§ DATA PROVIDED:
++++++++++++++++++++

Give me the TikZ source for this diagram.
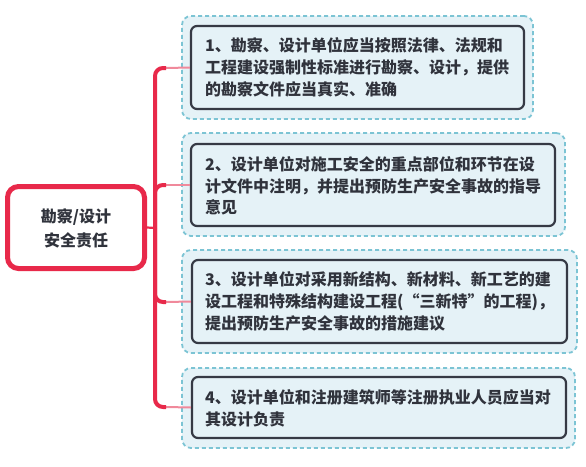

++++++++++++++++++++

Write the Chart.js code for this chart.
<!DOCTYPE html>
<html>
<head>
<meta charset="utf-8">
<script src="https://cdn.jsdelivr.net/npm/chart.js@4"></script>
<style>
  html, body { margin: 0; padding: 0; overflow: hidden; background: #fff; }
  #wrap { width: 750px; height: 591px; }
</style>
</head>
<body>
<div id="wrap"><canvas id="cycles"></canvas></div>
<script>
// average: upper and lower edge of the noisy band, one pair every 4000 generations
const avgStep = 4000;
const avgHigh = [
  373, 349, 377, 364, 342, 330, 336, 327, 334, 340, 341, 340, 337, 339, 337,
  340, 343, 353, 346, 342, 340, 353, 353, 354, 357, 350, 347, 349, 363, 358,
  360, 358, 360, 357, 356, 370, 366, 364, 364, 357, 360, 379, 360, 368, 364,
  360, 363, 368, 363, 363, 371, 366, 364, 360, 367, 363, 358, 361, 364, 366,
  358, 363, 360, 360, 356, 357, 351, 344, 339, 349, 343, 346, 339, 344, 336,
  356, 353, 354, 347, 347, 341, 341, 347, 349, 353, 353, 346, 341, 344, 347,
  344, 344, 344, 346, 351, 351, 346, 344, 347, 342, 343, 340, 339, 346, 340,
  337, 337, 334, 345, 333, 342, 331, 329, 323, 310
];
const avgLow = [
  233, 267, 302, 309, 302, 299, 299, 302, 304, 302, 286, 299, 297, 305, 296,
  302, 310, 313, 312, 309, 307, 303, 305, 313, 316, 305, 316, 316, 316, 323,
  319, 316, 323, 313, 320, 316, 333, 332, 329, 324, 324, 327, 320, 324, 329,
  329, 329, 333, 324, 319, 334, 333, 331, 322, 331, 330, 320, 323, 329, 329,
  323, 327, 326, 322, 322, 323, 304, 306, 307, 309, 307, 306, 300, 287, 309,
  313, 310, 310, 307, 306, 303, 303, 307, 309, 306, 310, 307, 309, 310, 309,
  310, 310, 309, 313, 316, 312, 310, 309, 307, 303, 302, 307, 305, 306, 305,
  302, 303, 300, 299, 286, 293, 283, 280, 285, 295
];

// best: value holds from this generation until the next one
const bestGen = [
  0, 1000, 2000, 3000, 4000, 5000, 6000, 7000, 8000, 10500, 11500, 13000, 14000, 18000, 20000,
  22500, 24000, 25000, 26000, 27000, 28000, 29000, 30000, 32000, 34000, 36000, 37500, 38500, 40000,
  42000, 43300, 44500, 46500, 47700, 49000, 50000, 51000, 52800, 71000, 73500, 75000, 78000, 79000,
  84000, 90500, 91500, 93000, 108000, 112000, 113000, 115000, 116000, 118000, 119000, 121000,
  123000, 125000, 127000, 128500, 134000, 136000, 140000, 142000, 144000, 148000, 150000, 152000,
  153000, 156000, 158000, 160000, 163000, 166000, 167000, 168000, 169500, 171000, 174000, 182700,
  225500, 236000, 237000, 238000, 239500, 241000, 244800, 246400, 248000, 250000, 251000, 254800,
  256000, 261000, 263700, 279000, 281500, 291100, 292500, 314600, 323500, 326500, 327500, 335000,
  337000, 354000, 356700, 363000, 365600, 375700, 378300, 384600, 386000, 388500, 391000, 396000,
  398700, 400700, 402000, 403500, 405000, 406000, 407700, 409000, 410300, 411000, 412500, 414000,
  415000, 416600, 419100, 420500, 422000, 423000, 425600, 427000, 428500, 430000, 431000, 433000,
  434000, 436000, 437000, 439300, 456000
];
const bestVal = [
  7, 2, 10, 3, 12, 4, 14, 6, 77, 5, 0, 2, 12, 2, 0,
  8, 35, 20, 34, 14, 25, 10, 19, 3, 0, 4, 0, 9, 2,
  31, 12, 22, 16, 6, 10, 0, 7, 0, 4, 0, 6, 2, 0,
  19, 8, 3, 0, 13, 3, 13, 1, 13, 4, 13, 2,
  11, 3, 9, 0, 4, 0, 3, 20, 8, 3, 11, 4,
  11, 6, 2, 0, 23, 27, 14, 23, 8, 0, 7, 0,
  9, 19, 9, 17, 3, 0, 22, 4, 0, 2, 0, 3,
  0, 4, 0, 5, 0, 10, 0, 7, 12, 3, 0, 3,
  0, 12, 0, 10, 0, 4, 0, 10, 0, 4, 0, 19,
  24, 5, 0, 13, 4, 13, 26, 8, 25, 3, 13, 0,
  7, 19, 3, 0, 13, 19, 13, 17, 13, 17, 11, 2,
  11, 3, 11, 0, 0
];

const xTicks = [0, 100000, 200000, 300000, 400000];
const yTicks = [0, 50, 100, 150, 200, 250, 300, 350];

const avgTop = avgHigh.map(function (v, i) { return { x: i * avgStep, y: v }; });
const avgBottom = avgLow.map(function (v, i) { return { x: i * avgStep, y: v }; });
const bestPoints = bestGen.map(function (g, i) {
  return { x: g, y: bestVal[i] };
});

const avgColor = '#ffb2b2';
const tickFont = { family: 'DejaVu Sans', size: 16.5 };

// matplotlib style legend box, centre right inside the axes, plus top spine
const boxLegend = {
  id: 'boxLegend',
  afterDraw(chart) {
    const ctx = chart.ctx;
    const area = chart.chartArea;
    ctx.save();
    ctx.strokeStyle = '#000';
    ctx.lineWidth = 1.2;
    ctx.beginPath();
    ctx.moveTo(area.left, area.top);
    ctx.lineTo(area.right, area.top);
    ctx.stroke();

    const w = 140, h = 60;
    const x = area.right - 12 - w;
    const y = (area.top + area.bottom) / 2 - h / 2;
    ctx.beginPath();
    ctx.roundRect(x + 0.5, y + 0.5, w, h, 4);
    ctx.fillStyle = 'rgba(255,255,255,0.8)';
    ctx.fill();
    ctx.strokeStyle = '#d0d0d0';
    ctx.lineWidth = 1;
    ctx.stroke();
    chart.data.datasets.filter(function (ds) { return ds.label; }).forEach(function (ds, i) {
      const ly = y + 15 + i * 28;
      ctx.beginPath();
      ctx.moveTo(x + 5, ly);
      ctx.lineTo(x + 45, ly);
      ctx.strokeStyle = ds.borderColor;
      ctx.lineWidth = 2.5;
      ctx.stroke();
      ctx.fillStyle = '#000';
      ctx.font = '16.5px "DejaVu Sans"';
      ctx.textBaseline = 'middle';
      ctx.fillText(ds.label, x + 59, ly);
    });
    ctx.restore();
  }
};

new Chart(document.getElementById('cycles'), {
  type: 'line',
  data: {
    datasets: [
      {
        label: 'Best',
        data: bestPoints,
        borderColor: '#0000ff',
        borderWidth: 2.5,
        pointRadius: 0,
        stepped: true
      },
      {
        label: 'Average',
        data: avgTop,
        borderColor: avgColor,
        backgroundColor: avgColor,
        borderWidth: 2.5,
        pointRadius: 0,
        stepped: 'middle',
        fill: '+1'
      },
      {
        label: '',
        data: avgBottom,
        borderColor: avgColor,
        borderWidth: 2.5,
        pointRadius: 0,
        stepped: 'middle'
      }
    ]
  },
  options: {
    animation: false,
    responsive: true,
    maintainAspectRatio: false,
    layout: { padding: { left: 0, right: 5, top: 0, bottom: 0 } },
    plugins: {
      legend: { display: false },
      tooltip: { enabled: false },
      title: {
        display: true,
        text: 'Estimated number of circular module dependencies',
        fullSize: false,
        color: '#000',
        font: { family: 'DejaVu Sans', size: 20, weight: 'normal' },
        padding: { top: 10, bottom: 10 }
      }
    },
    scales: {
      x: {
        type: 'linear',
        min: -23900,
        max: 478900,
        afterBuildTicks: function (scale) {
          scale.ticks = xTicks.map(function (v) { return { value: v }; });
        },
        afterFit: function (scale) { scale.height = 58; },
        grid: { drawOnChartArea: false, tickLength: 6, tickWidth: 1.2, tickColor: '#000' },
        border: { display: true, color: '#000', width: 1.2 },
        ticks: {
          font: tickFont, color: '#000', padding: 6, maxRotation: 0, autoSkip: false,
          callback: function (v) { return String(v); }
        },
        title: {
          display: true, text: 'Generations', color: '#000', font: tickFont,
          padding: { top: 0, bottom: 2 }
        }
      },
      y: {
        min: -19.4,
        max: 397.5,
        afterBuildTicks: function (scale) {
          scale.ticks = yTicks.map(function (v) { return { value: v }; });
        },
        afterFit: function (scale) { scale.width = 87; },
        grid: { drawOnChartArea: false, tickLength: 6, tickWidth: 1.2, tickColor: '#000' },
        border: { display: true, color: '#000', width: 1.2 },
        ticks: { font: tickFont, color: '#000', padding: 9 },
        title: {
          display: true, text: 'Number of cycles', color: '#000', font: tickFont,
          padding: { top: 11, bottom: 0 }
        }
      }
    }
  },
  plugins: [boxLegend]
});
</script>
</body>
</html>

++++++++++++++++++++

§ EXERCISE PROMPT:
Locate all lines in the listing above with the word "this". Copy them.

§ TASK RESPONSE:
Give me the TikZ source for this diagram.
Write the Chart.js code for this chart.
// best: value holds from this generation until the next one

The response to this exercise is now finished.